Coldplay follows 2,624 tweeters on twitter - who, on average, are only followed by 10 people each. Oprah on the other hand only follows 14 people, who, on average, are followed by 709,350 people (as of this post on 9 June, 2009). I know - I spent the past 14 weeks counting! Nah... actually - there's a cool way to do this in - yes, you guessed it - a spreadsheet.

In tweaking the TweeterScore and other TwitSheets I've discovered that using xpath, you can quickly summarize data from an XML feed into a spreadsheet... that is, you don't have to do the adding and looping yourself.
In one command, you can summarize data across all the entries in any XML feed.
For example... the twitter XML data for "friends statuses" (the recent tweets of all the people you follow) can be grabbed with a URL like this:
http://twitter.com/statuses/friends/whatsername.xml - and you can do that for any tweeter, to see the statuses of (and other stuff about) all the people they follow...

The actual XML data - in brief form - includes something like this (shortened massively):
<users>
  <user>
    <id>1010101</id>
    <name>Whatsher Name</name>
    <screen_name>Whatsername</screen_name>
    ...
    <followers_count>1031</followers_count>
    ...
    <status>
      <created_at>Tue Apr 07 22:52:51 +0000 2009</created_at>
      <id>1234567890</id>
      <text>brb - going to get ice cream now</text>
      <source><a href="http://www.tweetdeck.com/">TweetDeck</a>
      </source>
      ...
    </status>
  </user>
</users>

So - for the given tweeter (that you gave as the tweeter-screen-name.xml file name) it gives information for every other tweeter that person follows. A cool way to get the raw data for every person they follow. But the best part is the ability to summarize across all the entries... and XPath lets you do that.

Example: Let's say I wanted to know not just all the names of the people that Oprah follows (no idea why i picked her) - but I wanted to know the average number of people who follow the people she follows. That would tell me whether Oprah is following her fans (unpopular) or other celebs (popular, with lots of followers themselves).
I can do that in a spreadsheet in one command (almost).

I use the ImportXML() command with an XPath command string of "sum(/users/user/followers_count)" to get the total number of followers of all the people being followed by this tweeter... so for Oprah, the spreadsheet formula looks like this:
=importXML("http://twitter.com/statuses/friends/oprah.xml","sum(/users/user/followers_count)")
Divide that by the number of people she follows, and you have the average...
I'll leave it to you to check out this sample spreadsheet which does a whole bunch of this xml manipulation to compare 10 tweeters.

6 comments:

NoodleGei said...

Hi JR (Apps Script?),
i wrote a Blog-Post (german) in April about the same topic ;-):
Docs and Twitter, GeoCoding
But, your example are very, very nice.
I have work with Importfeed()and later with GeoCoding.

Bye

NoodleGei said...

JR,
have you change the access to the sample spreadsheet?
It's not allowed to make a copy of your example spreadsheet.
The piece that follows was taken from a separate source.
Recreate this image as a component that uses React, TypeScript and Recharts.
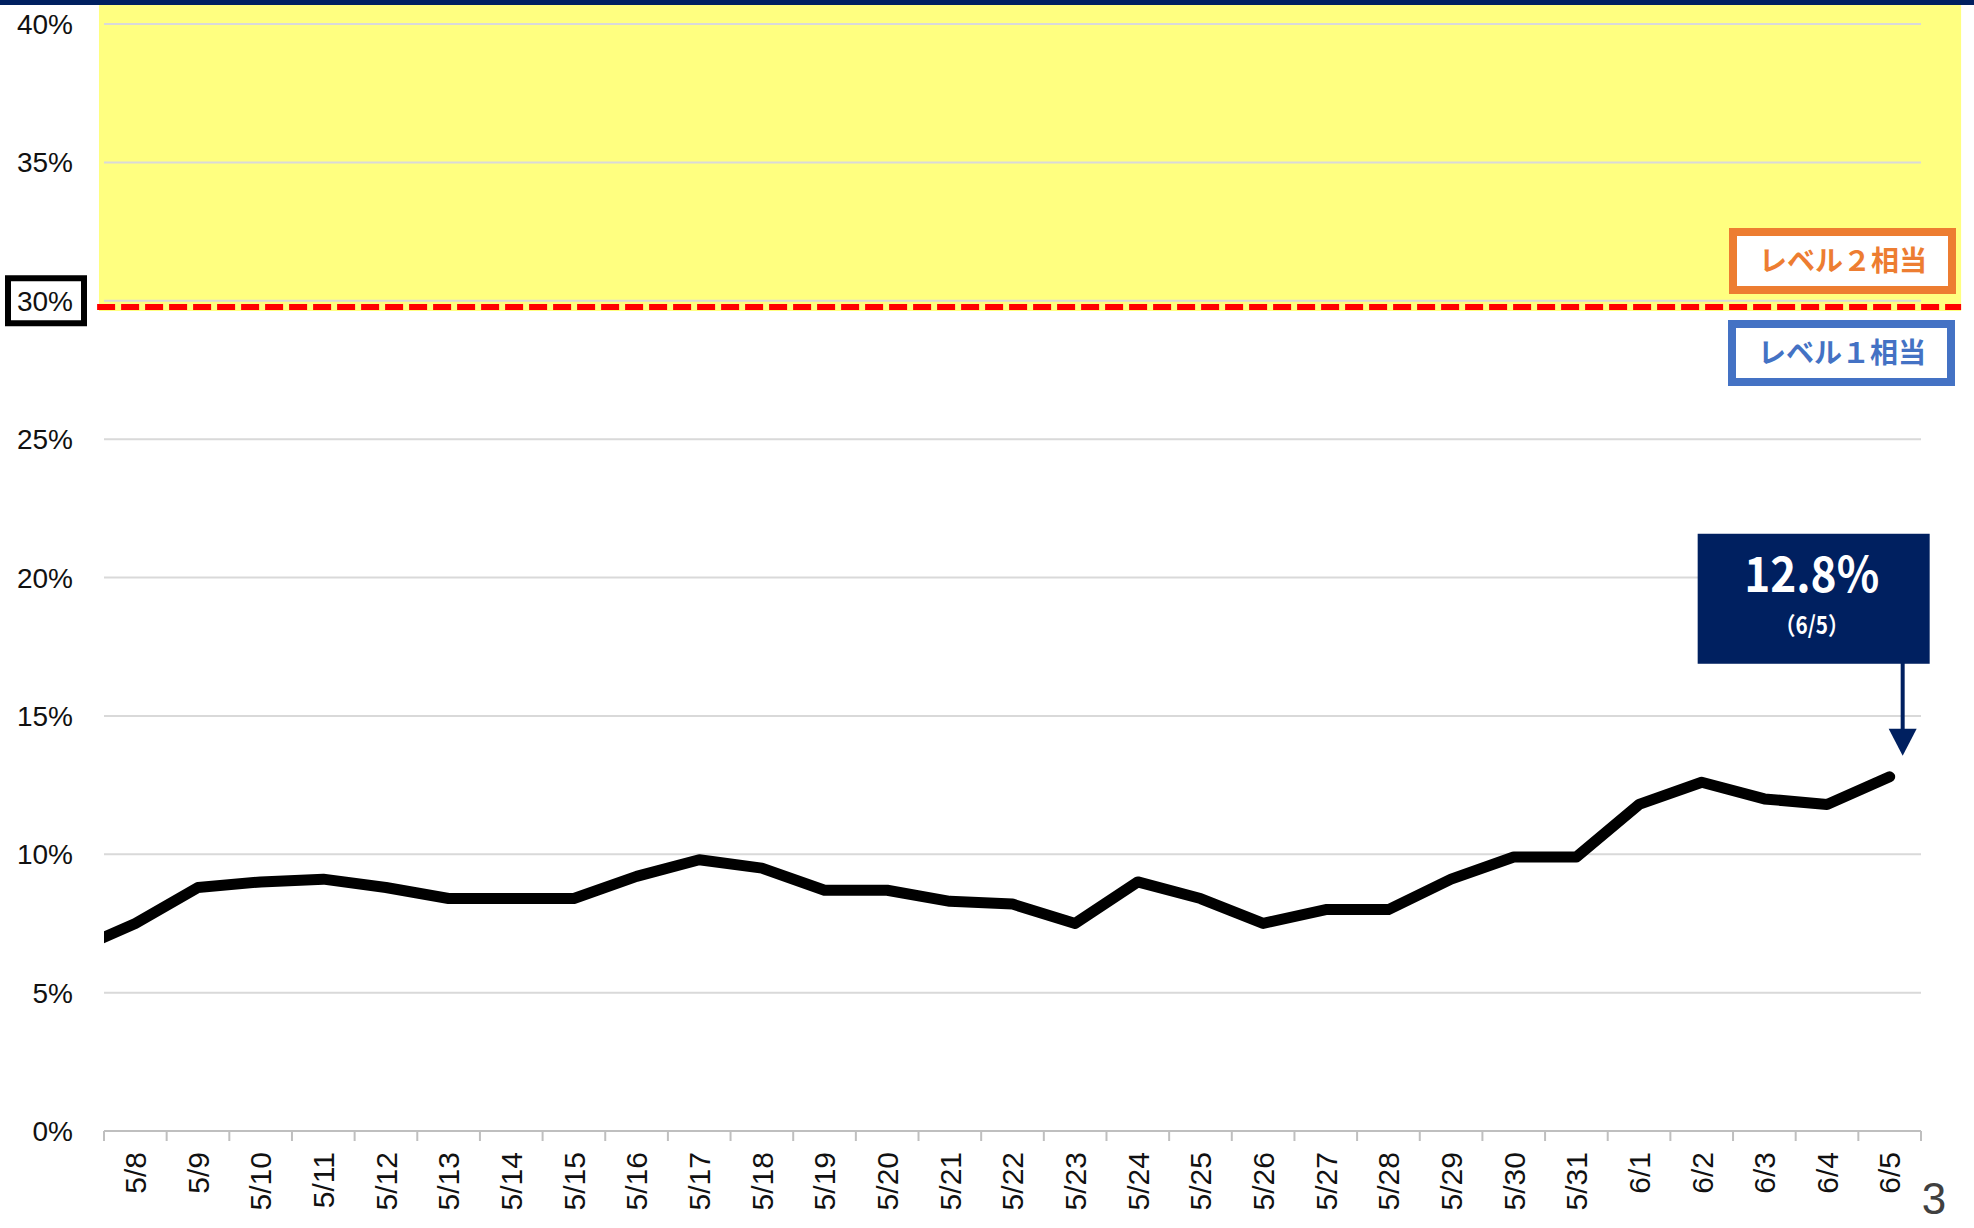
import {
  CartesianGrid,
  Line,
  LineChart,
  ReferenceArea,
  ReferenceDot,
  ReferenceLine,
  XAxis,
  YAxis,
} from 'recharts';

// first entry (5/7) sits just off the left edge; only its segment shows
const dates = [
  '5/7', '5/8', '5/9', '5/10', '5/11', '5/12', '5/13', '5/14', '5/15', '5/16',
  '5/17', '5/18', '5/19', '5/20', '5/21', '5/22', '5/23', '5/24', '5/25', '5/26',
  '5/27', '5/28', '5/29', '5/30', '5/31', '6/1', '6/2', '6/3', '6/4', '6/5',
];
const rates = [
  6.5, 7.5, 8.8, 9.0, 9.1, 8.8, 8.4, 8.4, 8.4, 9.2,
  9.8, 9.5, 8.7, 8.7, 8.3, 8.2, 7.5, 9.0, 8.4, 7.5,
  8.0, 8.0, 9.1, 9.9, 9.9, 11.8, 12.6, 12.0, 11.8, 12.8,
];
const yTicks = [0, 5, 10, 15, 20, 25, 30, 35, 40];
const boxedTick = 30;
const level2Label = 'レベル２相当';
const level1Label = 'レベル１相当';
const latestValue = '12.8%';
const latestDate = '（6/5）';
const pageNo = '3';

const W = 1974;
const H = 1228;
const Y_W = 104;
const X_H = 97;
const MARGIN = { top: 24, right: 53, bottom: 0, left: 0 };
const BAND = (W - Y_W - MARGIN.right) / (dates.length - 1);

const NAVY = '#002060';
const GRID = '#D9D9D9';
const AXIS_FONT = '"Liberation Sans", Arial, sans-serif';
const JP_FONT = '"Noto Sans CJK JP", "Noto Sans", sans-serif';

const data = dates.map((d, i) => ({ idx: i, date: d, rate: rates[i] }));
// tick marks sit on band edges, labels in the middle of each band
const xTicks = dates.map((_, i) => i + 0.5);

function YTick({ x, y, payload }: any) {
  const boxed = payload.value === boxedTick;
  return (
    <g>
      {boxed && (
        <rect x={x - 65} y={y - 22.5} width={76} height={45} fill="#fff" stroke="#000" strokeWidth={6} />
      )}
      <text x={x} y={y} dy="0.36em" textAnchor="end" fontFamily={AXIS_FONT} fontSize={28} fill="#111">
        {payload.value}%
      </text>
    </g>
  );
}

function XTick({ x, y, payload }: any) {
  const i = Math.round(payload.value + 0.5);
  if (i >= dates.length) return null;
  const cx = x + BAND / 2;
  return (
    <text
      x={cx}
      y={y}
      dy="0.36em"
      transform={`rotate(-90 ${cx} ${y})`}
      textAnchor="end"
      fontFamily={AXIS_FONT}
      fontSize={30}
      fill="#111"
    >
      {dates[i]}
    </text>
  );
}

function Callout({ cx, cy }: any) {
  const ax = cx + 13;
  const tx = cx - 78;
  return (
    <g>
      <rect x={cx - 192} y={cy - 243} width={232} height={130} fill={NAVY} />
      <line x1={ax} y1={cy - 114} x2={ax} y2={cy - 46} stroke={NAVY} strokeWidth={4} />
      <polygon points={`${ax - 14},${cy - 48} ${ax + 14},${cy - 48} ${ax},${cy - 21}`} fill={NAVY} />
      <text x={tx} y={cy - 185} textAnchor="middle" fill="#fff" fontFamily={JP_FONT} fontSize={48} fontWeight={700} textLength={135} lengthAdjust="spacingAndGlyphs">
        {latestValue}
      </text>
      <text x={tx} y={cy - 143} textAnchor="middle" fill="#fff" fontFamily={JP_FONT} fontSize={24} fontWeight={700} textLength={74} lengthAdjust="spacingAndGlyphs">
        {latestDate}
      </text>
    </g>
  );
}

function LevelBox({ x, y, color, label }: { x: number; y: number; color: string; label: string }) {
  return (
    <g>
      <rect x={x + 4} y={y + 4} width={219} height={58} fill="#fff" stroke={color} strokeWidth={8} />
      <text x={x + 114} y={y + 33} dy="0.36em" textAnchor="middle" fill={color} fontFamily={JP_FONT} fontSize={28} fontWeight={700}>
        {label}
      </text>
    </g>
  );
}

export default function App() {
  const last = data[data.length - 1];
  return (
    <div style={{ position: 'absolute', left: 0, top: 0, width: W, height: H, overflow: 'hidden', background: '#fff' }}>
      <LineChart width={W} height={H} data={data} margin={MARGIN}>
        <CartesianGrid vertical={false} stroke={GRID} strokeWidth={2} />
        <ReferenceArea
          x1={0.42}
          x2={30.14}
          y1={29.63}
          y2={40.7}
          ifOverflow="visible"
          fill="#FFFF80"
          fillOpacity={1}
          stroke="none"
        />
        {/* gridlines that run across the yellow band */}
        {yTicks
          .filter((t) => t >= boxedTick)
          .map((t) => (
            <ReferenceLine key={t} y={t} stroke={GRID} strokeWidth={2} />
          ))}
        <XAxis
          type="number"
          dataKey="idx"
          domain={[0.5, dates.length - 0.5]}
          allowDataOverflow
          ticks={xTicks}
          interval={0}
          height={X_H}
          axisLine={{ stroke: '#BFBFBF', strokeWidth: 2 }}
          tickLine={{ stroke: '#BFBFBF', strokeWidth: 2 }}
          tickSize={10}
          tickMargin={11}
          tick={<XTick />}
        />
        <YAxis
          domain={[0, 40]}
          ticks={yTicks}
          interval={0}
          width={Y_W}
          axisLine={false}
          tickLine={false}
          tickSize={0}
          tickMargin={31}
          tick={<YTick />}
        />
        <ReferenceLine
          segment={[
            { x: 0.39, y: 29.77 },
            { x: 30.14, y: 29.77 },
          ]}
          ifOverflow="visible"
          stroke="#FF0000"
          strokeWidth={6}
          strokeDasharray="18 6"
        />
        <Line
          type="linear"
          dataKey="rate"
          stroke="#000"
          strokeWidth={11}
          strokeLinejoin="round"
          strokeLinecap="round"
          dot={false}
          activeDot={false}
          isAnimationActive={false}
        />
        <ReferenceDot x={last.idx} y={last.rate} r={1} ifOverflow="visible" shape={(p: any) => <Callout {...p} />} />
      </LineChart>
      <svg width={W} height={H} style={{ position: 'absolute', left: 0, top: 0, pointerEvents: 'none' }}>
        <rect x={0} y={0} width={W} height={5} fill={NAVY} />
        <LevelBox x={1729} y={228} color="#ED7D31" label={level2Label} />
        <LevelBox x={1728} y={320} color="#4472C4" label={level1Label} />
        <text x={1934} y={1214} textAnchor="middle" fontFamily={AXIS_FONT} fontSize={44} fill="#404040">
          {pageNo}
        </text>
      </svg>
    </div>
  );
}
BTW: Sorry, for my bad english.

JR said...

oops - sorry - but I did actually forget to make that sheet open for anyone to view (and, therefore, copy). Fixed now - thanks for the poke!

Tom said...

Man those ImportXXX functions are super useful! I bet you guys are missing the intern who wrote those.

Tom said...
This comment has been removed by the author.
Anonymous said...

will the yolinkGoogle Docs connection be restored?